By strictly adhering to its mandate of combining community service with hands-on-learning and adventure, GLA continually influences and impassions its young participants to do good work, make connections, listen, learn, lead and contribute their energy, expertise, ideas and labour to the projects at hand.
“Leadership development is at the heart of every GLA program,” says Ali Zimmerman, a GLA enrollment specialist. “We empower students to discover what they are passionate about, and teach them how to begin affecting change within themselves, their communities, and the world. Through group discussions, meaningful service projects, workshops and excursions, they leave stronger leaders, and are inspired to transform the world.”
GLA also ensures that all participants feel safe in their unfamiliar surroundings. “To ensure our students health and safety, as well as their families’ peace of mind, we have implemented the GLA Five-Point Safety System,” explains Zimmerman. This system ensures that student participants have access to secure lodging, careful supervision, healthy and hygienic meals and water, safe transportation and expert local knowledge. “Part of the GLA difference is that our programs are run with our in-country staff and partners who have intimate knowledge of the host community and live there year-round,” Zimmerman adds. This ensures that the programs support community-led initiatives that are sensitive to the local culture.
Both GLA and PA have comprehensive application processes to ensure students have the requisite maturity, motivation, expectations and character to live on their own, away from their families, in unfamiliar surroundings and among unfamiliar people. Both organizations have rolling deadlines, although they advise applicants to make sure to apply early enough in order to give themselves enough time to access vaccinations and visas if necessary. Ghana, for example, requires Canadian visitors to apply for and receive their visas before entering the country, while Nepal invites Canadians to apply for their visas once they arrive.
All participants travelling overseas must also have passports that are valid for at least six months after the final date of international travel date. In Canada, passport applications submitted by mail are usually processed within four weeks. A 10 year passport costs $160 for Canadians 16 years or older.
Tuition fees for both GLA and PA’s programs range from about $2,000 to $5,000, depending on the destination, type of project and project duration. Airfare is not included in this price.
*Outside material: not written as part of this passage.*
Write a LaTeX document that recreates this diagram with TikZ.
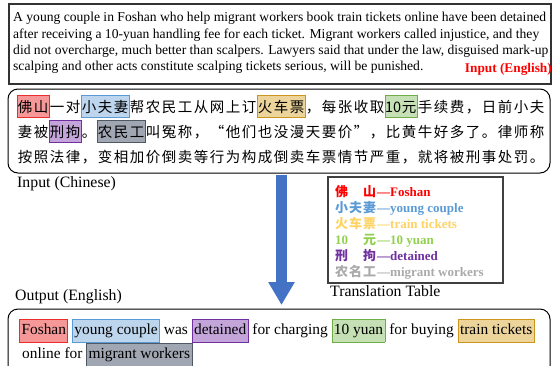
\documentclass[tikz,border=0pt]{standalone}
\usepackage{fontspec}
\setmainfont{Liberation Serif}
\newfontfamily\cjk{Noto Sans CJK SC}
\usetikzlibrary{arrows.meta}
\definecolor{redF}{RGB}{246,152,152}\definecolor{redD}{RGB}{235,45,45}
\definecolor{bluF}{RGB}{189,214,238}\definecolor{bluD}{RGB}{91,155,213}
\definecolor{golF}{RGB}{236,212,155}\definecolor{golD}{RGB}{204,150,30}
\definecolor{grnF}{RGB}{197,224,180}\definecolor{grnD}{RGB}{112,173,71}
\definecolor{purF}{RGB}{195,165,218}\definecolor{purD}{RGB}{112,48,160}
\definecolor{gryF}{RGB}{160,166,178}\definecolor{gryD}{RGB}{80,88,100}
\definecolor{tRed}{RGB}{255,0,0}\definecolor{tBlue}{RGB}{91,155,213}
\definecolor{tGold}{RGB}{255,210,100}\definecolor{tGreen}{RGB}{146,208,80}
\definecolor{tPurple}{RGB}{112,48,160}\definecolor{tGray}{RGB}{170,170,170}
\definecolor{arrowBlue}{RGB}{68,114,196}
\def\gridend{gridend-marker}
\newcommand\cjgrid[2]{\def\gridw{#1}\gridaux#2\gridend}
\def\gridaux#1{\ifx\gridend#1\else\makebox[\gridw][c]{#1}\expandafter\gridaux\fi}
\newcommand\tcell[1]{\makebox[14pt][l]{#1}}
\newcommand\hlbox[3]{{\setlength{\fboxsep}{1.5pt}\setlength{\fboxrule}{0.8pt}\fcolorbox{#1}{#2}{\strut #3}}}
\begin{document}
\begin{tikzpicture}[x=1pt,y=-1pt,
  frame/.style={draw=black!80,line width=1.2pt},
  rframe/.style={draw=black,line width=1pt,rounded corners=10pt},
  engtxt/.style={anchor=base west,inner sep=0,font=\fontsize{13.6}{16}\selectfont},
  cntxt/.style={anchor=base west,inner sep=0,font=\cjk\fontsize{14.5}{16}\selectfont},
  lbl/.style={anchor=base west,inner sep=0,font=\fontsize{15.8}{18}\selectfont},
  tbl/.style={anchor=base west,inner sep=0,font=\fontsize{13}{15}\selectfont\bfseries},
  outtxt/.style={anchor=base west,inner sep=0,font=\fontsize{15.4}{19}\selectfont},
  hl/.style 2 args={fill=#1,draw=#2,line width=0.8pt}]
\useasboundingbox (0,0) rectangle (552,365);
% top box
\draw[frame] (9,4) rectangle (551,84);
\node[engtxt] (e1) at (13,21) {A young couple in Foshan who help migrant workers book train tickets online have been detained};
\node[engtxt] (e2) at (13,38) {after receiving a 10-yuan handling fee for each ticket. Migrant workers called injustice, and they};
\node[engtxt] (e3) at (13,54.5) {did not overcharge, much better than scalpers. Lawyers said that under the law, disguised mark-up};
\node[engtxt] (e4) at (13,70.5) {scalping and other acts constitute scalping tickets serious, will be punished.};
\node[anchor=base east,inner sep=0,font=\fontsize{13.3}{15}\selectfont\bfseries,text=tRed] (inEn) at (552,72.5) {Input (English)};
% chinese box
\draw[rframe] (8,89) rectangle (550,173);
\draw[hl={redF}{redD}] (17,95) rectangle (49,117.5);
\draw[hl={bluF}{bluD}] (81,95) rectangle (129,117.5);
\draw[hl={golF}{golD}] (257,95) rectangle (305,117.5);
\draw[hl={grnF}{grnD}] (385,95) rectangle (417,117.5);
\draw[hl={purF}{purD}] (49,120) rectangle (81,142.5);
\draw[hl={gryF}{gryD}] (97,120) rectangle (145,142.5);
\node[cntxt] (c1) at (17,112) {\cjgrid{16pt}{佛山一对小夫妻帮农民工从网上订火车票，每张收取{10}元手续费，日前小夫}};
\node[cntxt] (c2) at (17,137) {\cjgrid{16pt}{妻被刑拘。农民工叫冤称，“他们也没漫天要价”，比黄牛好多了。律师称}};
\node[cntxt] (c3) at (17,162) {\cjgrid{16pt}{按照法律，变相加价倒卖等行为构成倒卖车票情节严重，就将被刑事处罚。}};
\node[lbl] (inCn) at (17,187) {Input (Chinese)};
% arrow
\coordinate (aS) at (281.5,175);
\coordinate (aE) at (281.5,305);
\draw[arrowBlue,line width=11pt,-{Triangle[width=25pt,length=23pt]}] (aS) -- (aE);
% translation table
\draw[draw=black!75,line width=1.1pt] (328,177) rectangle (503,283);
\node[tbl,text=tRed] (t1) at (335,196) {{\cjk\tcell{佛}\tcell{}\tcell{山}}—Foshan};
\node[tbl,text=tBlue] (t2) at (335,212) {{\cjk\tcell{小}\tcell{夫}\tcell{妻}}—young couple};
\node[tbl,text=tGold] (t3) at (335,228) {{\cjk\tcell{火}\tcell{车}\tcell{票}}—train tickets};
\node[tbl,text=tGreen] (t4) at (335,244) {\tcell{10}\tcell{}{\cjk\tcell{元}}—10 yuan};
\node[tbl,text=tPurple] (t5) at (335,260) {{\cjk\tcell{刑}\tcell{}\tcell{拘}}—detained};
\node[tbl,text=tGray] (t6) at (335,276) {{\cjk\tcell{农}\tcell{名}\tcell{工}}—migrant workers};
\node[lbl] (tt) at (330,296.5) {Translation Table};
% output
\node[lbl] (outLbl) at (15,300.5) {Output (English)};
\draw[rframe] (8,309) rectangle (550,385);
\node[outtxt] (o1) at (19,334.5) {\hlbox{redD}{redF}{Foshan} \hlbox{bluD}{bluF}{young couple} was \hlbox{purD}{purF}{detained} for charging \hlbox{grnD}{grnF}{10 yuan} for buying \hlbox{golD}{golF}{train tickets}};
\node[outtxt] (o2) at (22,358.5) {online for \hlbox{gryD}{gryF}{migrant workers}};
\end{tikzpicture}
\end{document}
GLA offers limited scholarships based on need, and both organizations offer fundraising guides and tips. “Program fees include all the basic things that you will need while you are away – three meals each day, accommodation, comprehensive travel insurance, airport pickup and drop-off, 24/7 support and assistance from our full-time local staff,” says Dhingra.
Knowing that all the details have been looked after, the high school volunteers, and their parents back home, can relax and focus entirely on the work at hand, whether that work is upgrading an ancient water system, collecting data on marine diversity, constructing a cowshed, building a library, planting a garden or painting a mural.
“Volunteering was truly an amazing experience,” says Gabby D’Amico, “It will truly change the way you look at the world.”